- **Job**
Reproduce the full listing below unchanged, apart from the pictures.

- **Given data**

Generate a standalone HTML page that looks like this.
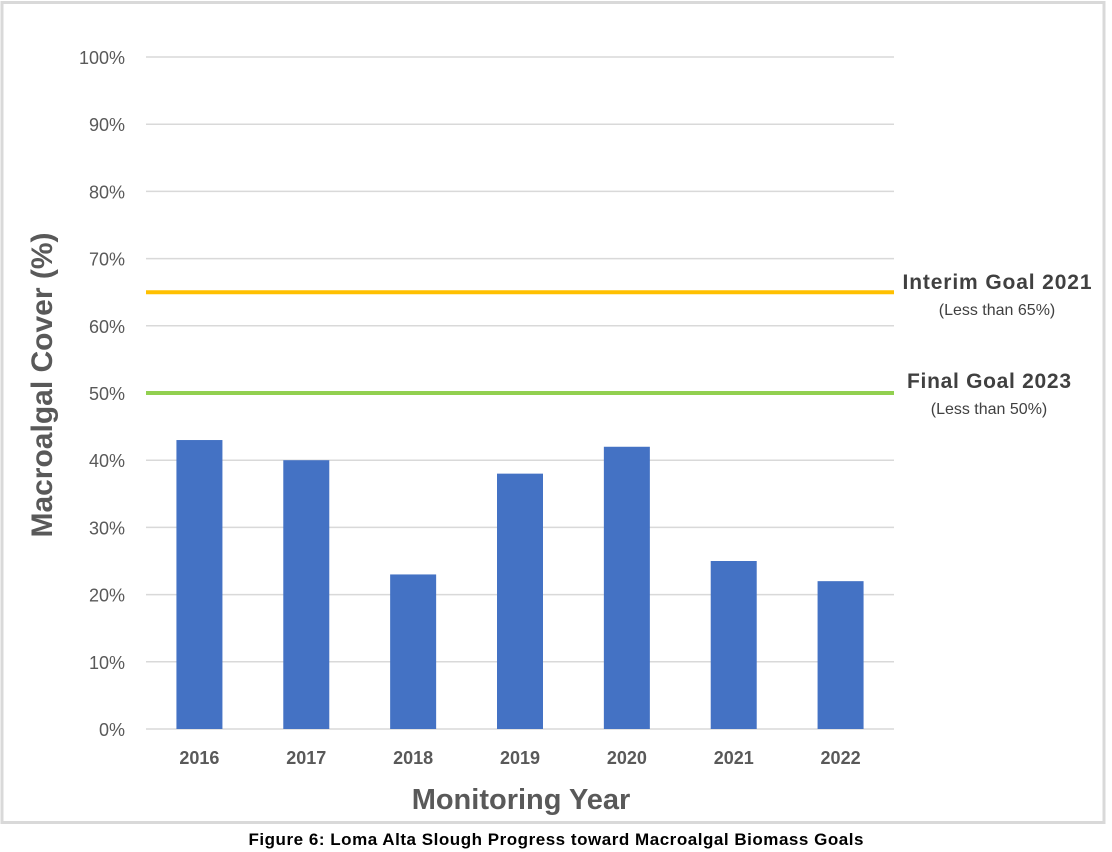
<!DOCTYPE html>
<html><head><meta charset="utf-8"><style>
body{margin:0;background:#fff;width:1112px;height:852px;overflow:hidden}
svg{display:block}
text{font-family:"Liberation Sans",sans-serif}
</style></head><body>
<svg id="chart" width="1112" height="852">
<rect x="2" y="2.5" width="1102" height="820" fill="#fff" stroke="#d9d9d9" stroke-width="3"/>
<g id="grid"></g><g id="bars"></g><g id="xl"></g>
<text x="52" y="385" transform="rotate(-90 52 385)" text-anchor="middle" font-size="30" font-weight="bold" fill="#595959">Macroalgal Cover (%)</text>
<text x="521" y="809" text-anchor="middle" font-size="29" font-weight="bold" fill="#595959">Monitoring Year</text>
<text x="997" y="289" text-anchor="middle" font-size="21" font-weight="bold" fill="#404040" textLength="189">Interim Goal 2021</text>
<text x="997" y="315" text-anchor="middle" font-size="16" fill="#404040">(Less than 65%)</text>
<text x="989" y="388" text-anchor="middle" font-size="21" font-weight="bold" fill="#404040" textLength="164">Final Goal 2023</text>
<text x="989" y="414" text-anchor="middle" font-size="16" fill="#404040">(Less than 50%)</text>
<text x="556" y="845" text-anchor="middle" font-size="17" font-weight="bold" fill="#000" textLength="615">Figure 6: Loma Alta Slough Progress toward Macroalgal Biomass Goals</text>
</svg>
<script>
const categories=["2016","2017","2018","2019","2020","2021","2022"];
const values=[43,40,23,38,42,25,22];
const yTicks=[0,10,20,30,40,50,60,70,80,90,100];
const goalValues=[65,50];
const goalColors=["#ffc000","#92d050"];
const NS="http://www.w3.org/2000/svg";
const x0=146,x1=894,yTop=57,yBot=729;
const y=v=>yBot-(v/100)*(yBot-yTop);
const band=(x1-x0)/categories.length;
const xc=i=>x0+band*(i+0.5);
function mk(t,a,p){const e=document.createElementNS(NS,t);for(const k in a)e.setAttribute(k,a[k]);p.appendChild(e);return e;}
const g=document.getElementById('grid');
yTicks.forEach(t=>{
 const l=mk('line',{x1:x0,x2:x1,y1:y(t),y2:y(t),stroke:'#d9d9d9','stroke-width':1.5},g);
 
 
 const tx=mk('text',{x:125,y:y(t)+7,'text-anchor':'end','font-size':18,fill:'#595959'},g);
 tx.textContent=t+'%';
 
 
});
goalValues.forEach((v,i)=>{
 const l=mk('line',{x1:x0,x2:x1,y1:y(v),y2:y(v),stroke:goalColors[i],'stroke-width':4},g);
 
 
});
const b=document.getElementById('bars'),xl=document.getElementById('xl');
const bw=46;
categories.forEach((c,i)=>{
 const r=mk('rect',{x:xc(i)-bw/2,y:y(values[i]),width:bw,height:yBot-y(values[i]),fill:'#4472c4'},b);
 
 
 const t=mk('text',{x:xc(i),y:764,'text-anchor':'middle','font-size':18,'font-weight':'bold',fill:'#595959'},xl);
 t.textContent=c;
 
 
});
</script>
</body></html>
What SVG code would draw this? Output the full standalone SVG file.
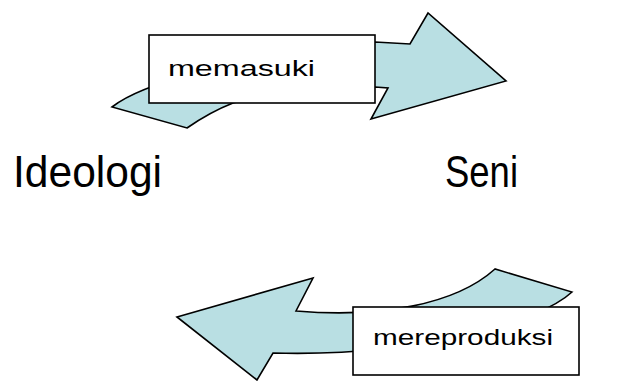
<svg xmlns="http://www.w3.org/2000/svg" width="627" height="381" viewBox="0 0 627 381">
<style>
.arrow{fill:#b9dfe3;stroke:#000;stroke-width:1.6;stroke-linejoin:miter}
.box{fill:#fff;stroke:#000;stroke-width:1.6}
.lbl{font-family:"Liberation Sans",Arial,sans-serif;font-size:22px;fill:#000}
.big{font-family:"Liberation Sans",Arial,sans-serif;font-size:45px;fill:#000}
</style>
<rect width="627" height="381" fill="#fff"/>
<g id="connectors">
<g id="arrow-memasuki">
<path class="arrow" d="M112,107 C140,85 220,60 375,42 L410,44 L428,13 L506,81 L371,119 L388,88 L375,87 C300,88 260,95 233,103 Q210,112 187,128 Z"/>
<rect class="box" x="149" y="35" width="226" height="68"/>
<text class="lbl" x="168" y="76" textLength="147" lengthAdjust="spacingAndGlyphs">memasuki</text>
</g>
<g id="arrow-mereproduksi">
<path class="arrow" d="M177,317 L313,278 L296,311 C380,318 455,305 495,269 L572,292 C540,322 420,357 273,353 L257,380 Z"/>
<rect class="box" x="353" y="307" width="226" height="68"/>
<text class="lbl" x="373" y="345" textLength="180" lengthAdjust="spacingAndGlyphs">mereproduksi</text>
</g>
</g>
<g id="node-ideologi">
<text class="big" x="13" y="187" textLength="149" lengthAdjust="spacingAndGlyphs">Ideologi</text>
</g>
<g id="node-seni">
<text class="big" x="445" y="187" textLength="73" lengthAdjust="spacingAndGlyphs">Seni</text>
</g>
</svg>
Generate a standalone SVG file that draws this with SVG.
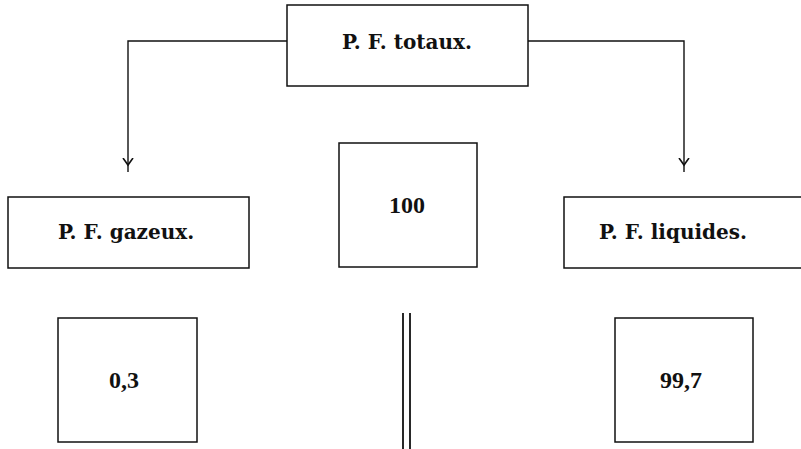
<svg xmlns="http://www.w3.org/2000/svg" width="801" height="449" viewBox="0 0 801 449">
  <style>
    .box { fill: #fff; stroke: #111; stroke-width: 1.5; }
    .lbl { font-family: "DejaVu Serif", "Liberation Serif", serif; font-weight: bold; font-size: 20px; fill: #111; text-anchor: middle; }
    .num { font-family: "Liberation Serif", "DejaVu Serif", serif; font-weight: bold; font-size: 24px; fill: #111; text-anchor: middle; }
    .wire { fill: none; stroke: #111; stroke-width: 1.4; }
  </style>
  <defs>
    <marker id="yarrow" viewBox="0 0 16 12" refX="14" refY="6" markerWidth="16" markerHeight="12" markerUnits="userSpaceOnUse" orient="auto">
      <path d="M0,1 L7,6 L0,11" fill="none" stroke="#111" stroke-width="1.6"/>
    </marker>
  </defs>
  <rect width="801" height="449" fill="#fff"/>
  <g id="connectors">
    <path class="wire" d="M287,41 H128 V172" marker-end="url(#yarrow)"/>
    <path class="wire" d="M528,41 H684 V172" marker-end="url(#yarrow)"/>
    <line x1="403" y1="313" x2="403" y2="449" stroke="#111" stroke-width="1.8"/>
    <line x1="410" y1="313" x2="410" y2="449" stroke="#111" stroke-width="1.8"/>
  </g>
  <g id="totaux">
    <rect class="box" x="287" y="5" width="241" height="81"/>
    <text class="lbl" x="407" y="49">P. F. totaux.</text>
  </g>
  <g id="gazeux">
    <rect class="box" x="8" y="197" width="241" height="71"/>
    <text class="lbl" x="126" y="239">P. F. gazeux.</text>
  </g>
  <g id="cent">
    <rect class="box" x="339" y="143" width="138" height="124"/>
    <text class="num" x="407" y="213">100</text>
  </g>
  <g id="liquides">
    <rect class="box" x="564" y="197" width="250" height="71"/>
    <text class="lbl" x="673" y="239">P. F. liquides.</text>
  </g>
  <g id="gaz_val">
    <rect class="box" x="58" y="318" width="139" height="124"/>
    <text class="num" x="124" y="388">0,3</text>
  </g>
  <g id="liq_val">
    <rect class="box" x="615" y="318" width="138" height="124"/>
    <text class="num" x="681" y="388">99,7</text>
  </g>
</svg>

- **Solved problem**
Generate a standalone HTML page that looks like this.
<!DOCTYPE html>
<html><head><meta charset="utf-8"><style>
body{margin:0;background:#fff;width:1112px;height:852px;overflow:hidden}
svg{display:block}
text{font-family:"Liberation Sans",sans-serif}
</style></head><body>
<svg id="chart" width="1112" height="852">
<rect x="2" y="2.5" width="1102" height="820" fill="#fff" stroke="#d9d9d9" stroke-width="3"/>
<g id="grid"></g><g id="bars"></g><g id="xl"></g>
<text x="52" y="385" transform="rotate(-90 52 385)" text-anchor="middle" font-size="30" font-weight="bold" fill="#595959">Macroalgal Cover (%)</text>
<text x="521" y="809" text-anchor="middle" font-size="29" font-weight="bold" fill="#595959">Monitoring Year</text>
<text x="997" y="289" text-anchor="middle" font-size="21" font-weight="bold" fill="#404040" textLength="189">Interim Goal 2021</text>
<text x="997" y="315" text-anchor="middle" font-size="16" fill="#404040">(Less than 65%)</text>
<text x="989" y="388" text-anchor="middle" font-size="21" font-weight="bold" fill="#404040" textLength="164">Final Goal 2023</text>
<text x="989" y="414" text-anchor="middle" font-size="16" fill="#404040">(Less than 50%)</text>
<text x="556" y="845" text-anchor="middle" font-size="17" font-weight="bold" fill="#000" textLength="615">Figure 6: Loma Alta Slough Progress toward Macroalgal Biomass Goals</text>
</svg>
<script>
const categories=["2016","2017","2018","2019","2020","2021","2022"];
const values=[43,40,23,38,42,25,22];
const yTicks=[0,10,20,30,40,50,60,70,80,90,100];
const goalValues=[65,50];
const goalColors=["#ffc000","#92d050"];
const NS="http://www.w3.org/2000/svg";
const x0=146,x1=894,yTop=57,yBot=729;
const y=v=>yBot-(v/100)*(yBot-yTop);
const band=(x1-x0)/categories.length;
const xc=i=>x0+band*(i+0.5);
function mk(t,a,p){const e=document.createElementNS(NS,t);for(const k in a)e.setAttribute(k,a[k]);p.appendChild(e);return e;}
const g=document.getElementById('grid');
yTicks.forEach(t=>{
 const l=mk('line',{x1:x0,x2:x1,y1:y(t),y2:y(t),stroke:'#d9d9d9','stroke-width':1.5},g);
 
 
 const tx=mk('text',{x:125,y:y(t)+7,'text-anchor':'end','font-size':18,fill:'#595959'},g);
 tx.textContent=t+'%';
 
 
});
goalValues.forEach((v,i)=>{
 const l=mk('line',{x1:x0,x2:x1,y1:y(v),y2:y(v),stroke:goalColors[i],'stroke-width':4},g);
 
 
});
const b=document.getElementById('bars'),xl=document.getElementById('xl');
const bw=46;
categories.forEach((c,i)=>{
 const r=mk('rect',{x:xc(i)-bw/2,y:y(values[i]),width:bw,height:yBot-y(values[i]),fill:'#4472c4'},b);
 
 
 const t=mk('text',{x:xc(i),y:764,'text-anchor':'middle','font-size':18,'font-weight':'bold',fill:'#595959'},xl);
 t.textContent=c;
 
 
});
</script>
</body></html>
What SVG code would draw this? Output the full standalone SVG file.
<svg xmlns="http://www.w3.org/2000/svg" width="627" height="381" viewBox="0 0 627 381">
<style>
.arrow{fill:#b9dfe3;stroke:#000;stroke-width:1.6;stroke-linejoin:miter}
.box{fill:#fff;stroke:#000;stroke-width:1.6}
.lbl{font-family:"Liberation Sans",Arial,sans-serif;font-size:22px;fill:#000}
.big{font-family:"Liberation Sans",Arial,sans-serif;font-size:45px;fill:#000}
</style>
<rect width="627" height="381" fill="#fff"/>
<g id="connectors">
<g id="arrow-memasuki">
<path class="arrow" d="M112,107 C140,85 220,60 375,42 L410,44 L428,13 L506,81 L371,119 L388,88 L375,87 C300,88 260,95 233,103 Q210,112 187,128 Z"/>
<rect class="box" x="149" y="35" width="226" height="68"/>
<text class="lbl" x="168" y="76" textLength="147" lengthAdjust="spacingAndGlyphs">memasuki</text>
</g>
<g id="arrow-mereproduksi">
<path class="arrow" d="M177,317 L313,278 L296,311 C380,318 455,305 495,269 L572,292 C540,322 420,357 273,353 L257,380 Z"/>
<rect class="box" x="353" y="307" width="226" height="68"/>
<text class="lbl" x="373" y="345" textLength="180" lengthAdjust="spacingAndGlyphs">mereproduksi</text>
</g>
</g>
<g id="node-ideologi">
<text class="big" x="13" y="187" textLength="149" lengthAdjust="spacingAndGlyphs">Ideologi</text>
</g>
<g id="node-seni">
<text class="big" x="445" y="187" textLength="73" lengthAdjust="spacingAndGlyphs">Seni</text>
</g>
</svg>
Generate a standalone SVG file that draws this with SVG.
<svg xmlns="http://www.w3.org/2000/svg" width="801" height="449" viewBox="0 0 801 449">
  <style>
    .box { fill: #fff; stroke: #111; stroke-width: 1.5; }
    .lbl { font-family: "DejaVu Serif", "Liberation Serif", serif; font-weight: bold; font-size: 20px; fill: #111; text-anchor: middle; }
    .num { font-family: "Liberation Serif", "DejaVu Serif", serif; font-weight: bold; font-size: 24px; fill: #111; text-anchor: middle; }
    .wire { fill: none; stroke: #111; stroke-width: 1.4; }
  </style>
  <defs>
    <marker id="yarrow" viewBox="0 0 16 12" refX="14" refY="6" markerWidth="16" markerHeight="12" markerUnits="userSpaceOnUse" orient="auto">
      <path d="M0,1 L7,6 L0,11" fill="none" stroke="#111" stroke-width="1.6"/>
    </marker>
  </defs>
  <rect width="801" height="449" fill="#fff"/>
  <g id="connectors">
    <path class="wire" d="M287,41 H128 V172" marker-end="url(#yarrow)"/>
    <path class="wire" d="M528,41 H684 V172" marker-end="url(#yarrow)"/>
    <line x1="403" y1="313" x2="403" y2="449" stroke="#111" stroke-width="1.8"/>
    <line x1="410" y1="313" x2="410" y2="449" stroke="#111" stroke-width="1.8"/>
  </g>
  <g id="totaux">
    <rect class="box" x="287" y="5" width="241" height="81"/>
    <text class="lbl" x="407" y="49">P. F. totaux.</text>
  </g>
  <g id="gazeux">
    <rect class="box" x="8" y="197" width="241" height="71"/>
    <text class="lbl" x="126" y="239">P. F. gazeux.</text>
  </g>
  <g id="cent">
    <rect class="box" x="339" y="143" width="138" height="124"/>
    <text class="num" x="407" y="213">100</text>
  </g>
  <g id="liquides">
    <rect class="box" x="564" y="197" width="250" height="71"/>
    <text class="lbl" x="673" y="239">P. F. liquides.</text>
  </g>
  <g id="gaz_val">
    <rect class="box" x="58" y="318" width="139" height="124"/>
    <text class="num" x="124" y="388">0,3</text>
  </g>
  <g id="liq_val">
    <rect class="box" x="615" y="318" width="138" height="124"/>
    <text class="num" x="681" y="388">99,7</text>
  </g>
</svg>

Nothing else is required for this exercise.